Intervention de Alice Thourot

Séance en hémicycle du jeudi 1er octobre 2020 à 15h00
Prorogation de l'état d'urgence sanitaire — Article 1er

Photo issue du site de l'Assemblée nationale ou de WikipediaAlice Thourot, rapporteure de la commission des lois constitutionnelles, de la législation et de l'administration générale de la République :

Comme nous allons aborder la question de la date d'échéance du régime transitoire lors de l'examen des prochains amendements en discussion commune et que nous aurons l'occasion de revenir sur le cas des discothèques lors de l'examen de certains amendements portant article additionnel après l'article 1er bis, je vais concentrer mon propos sur le bien-fondé de ce régime duquel vous souhaitez, mes chers collègues, sortir dès le 30 octobre prochain.

La proposition d'une sortie précipitée n'est pas tenable, nous en avons déjà discuté : le principe de réalité doit s'appliquer en l'espèce, et les chiffres alarmants – vous l'avez vous-mêmes souligné – fournis par le ministre de la santé montrent ce qu'il en est. Je suis sûre que vous conviendrez que la situation sanitaire est « préoccupante » – c'est le qualificatif employé par le Conseil scientifique – et qu'elle exige des mesures de protection nécessaires, et donc l'existence d'outils adaptés pour les prendre. En leur absence, vous critiqueriez la légèreté et l'irresponsabilité du Gouvernement, et vous auriez raison. L'objectif est vraiment d'éviter à tout prix un reconfinement et de permettre la relance de notre pays.

Juridiquement, quelles pourraient être les alternatives à ce régime transitoire ? Ce pourrait être le retour au droit commun ou le retour à l'état d'urgence sanitaire.

S'agissant du retour au droit commun, on peut tous être d'accord sur le fait que la situation sanitaire est tout sauf normale, et qu'il est donc important de disposer d'un régime quelque peu différent, d'autant que l'article L. 3131-1 du code de la santé publique, cité à plusieurs reprises dans l'hémicycle depuis le début des débats, n'est pas l'instrument miracle de la sortie de crise et du retour à la normale. Je rappelle que cet article se fondait sur la théorie jurisprudentielle des circonstances exceptionnelles – historiquement, le seul exemple connu en la matière, c'est la guerre. L'application de cet article n'a pas duré puisque nous avons très rapidement voté ensemble le texte relatif au régime de l'état d'urgence sanitaire qui a permis d'asseoir, dans la durée, le dispositif.

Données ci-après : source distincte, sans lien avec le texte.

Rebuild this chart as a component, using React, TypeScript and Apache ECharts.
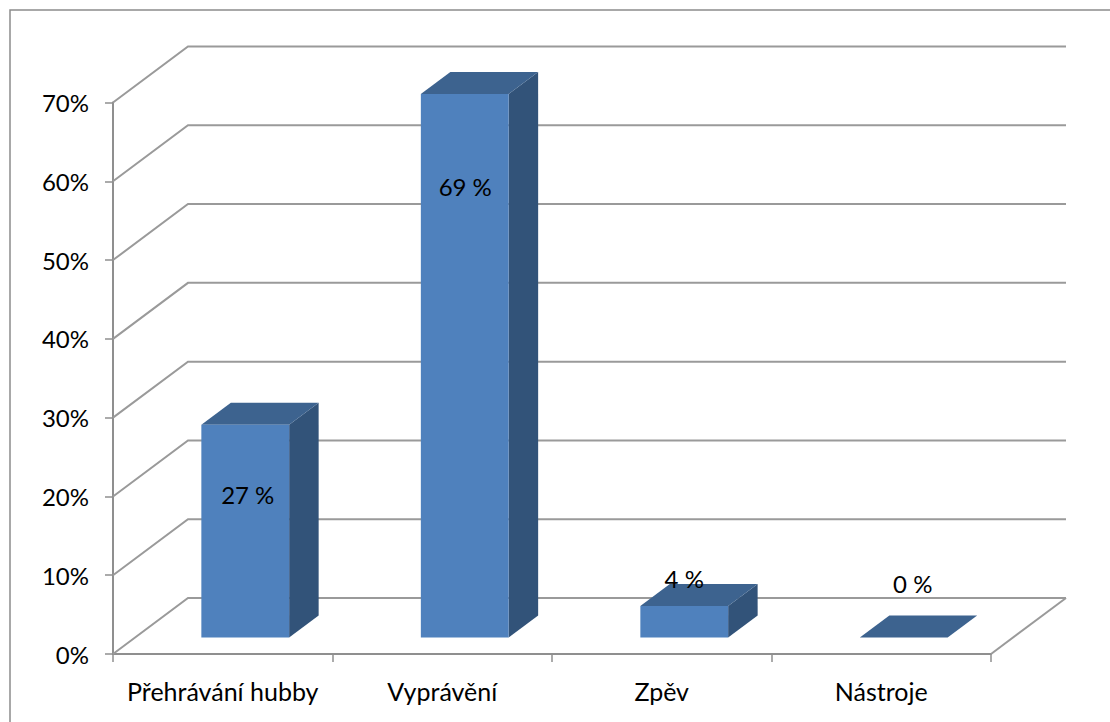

Aujourd'hui, l'article L. 3131-1 sert seulement de base juridique à un arrêté du ministre des solidarités et de la santé relatif à l'organisation du système de santé pour faire face à l'épidémie. Vous voyez bien que ce véhicule juridique ne serait pas suffisant pour faire face à la situation. Il n'est pas du tout adapté à la réponse interministérielle que nécessite la gestion de la crise, je pense en particulier au secteur du commerce ou à celui des transports, ni aux mesures prises dans le cadre du décret du 10 juillet 2020 – ce que le Conseil d'État a d'ailleurs confirmé dans ses avis sur les deux derniers projets de loi.

C'est par exemple sur le fondement de ce décret, et non sur celui de l'arrêté du ministre chargé de la santé, que la généralisation du port du masque a pu être imposée, que la présentation d'un test PCR pour les passagers en provenance d'un pays à risque a été rendue obligatoire, que les établissements où les gestes barrière ne peuvent être respectés sont maintenus fermés, et je pourrais citer bien d'autres mesures. Aucune d'entre elles n'est prise par plaisir, le ministre a lui-même rappelé tout à l'heure qu'elles le sont sans enthousiasme, mais elles sont nécessaires pour prévenir la propagation de l'épidémie.

Pourquoi alors ne pas revenir à l'état d'urgence sanitaire ? Vous conviendrez certainement avec moi que cet outil particulier doit demeurer un instrument exceptionnel afin de préserver son acceptabilité. Je ne suis pas, à titre personnel, favorable à le rétablir et à le prolonger pour toujours. J'attire votre attention sur le fait qu'il ne faut pas attendre que la situation sanitaire se dégrade au point de justifier un nouveau déclenchement de ce dispositif ou un reconfinement général de la population que nous voulons à tout prix éviter.

L'intérêt que nous défendons est celui de la santé publique. Je le rappelle car, si on parle beaucoup à raison ce soir des libertés publiques, il convient de trouver le juste équilibre entre le droit à la protection de la santé, inscrit dans le préambule de la Constitution de 1946, et les libertés, en l'espèce celle d'aller et venir. Tel est l'objet de nos débats.

J'émets donc un avis défavorable sur les amendements de suppression.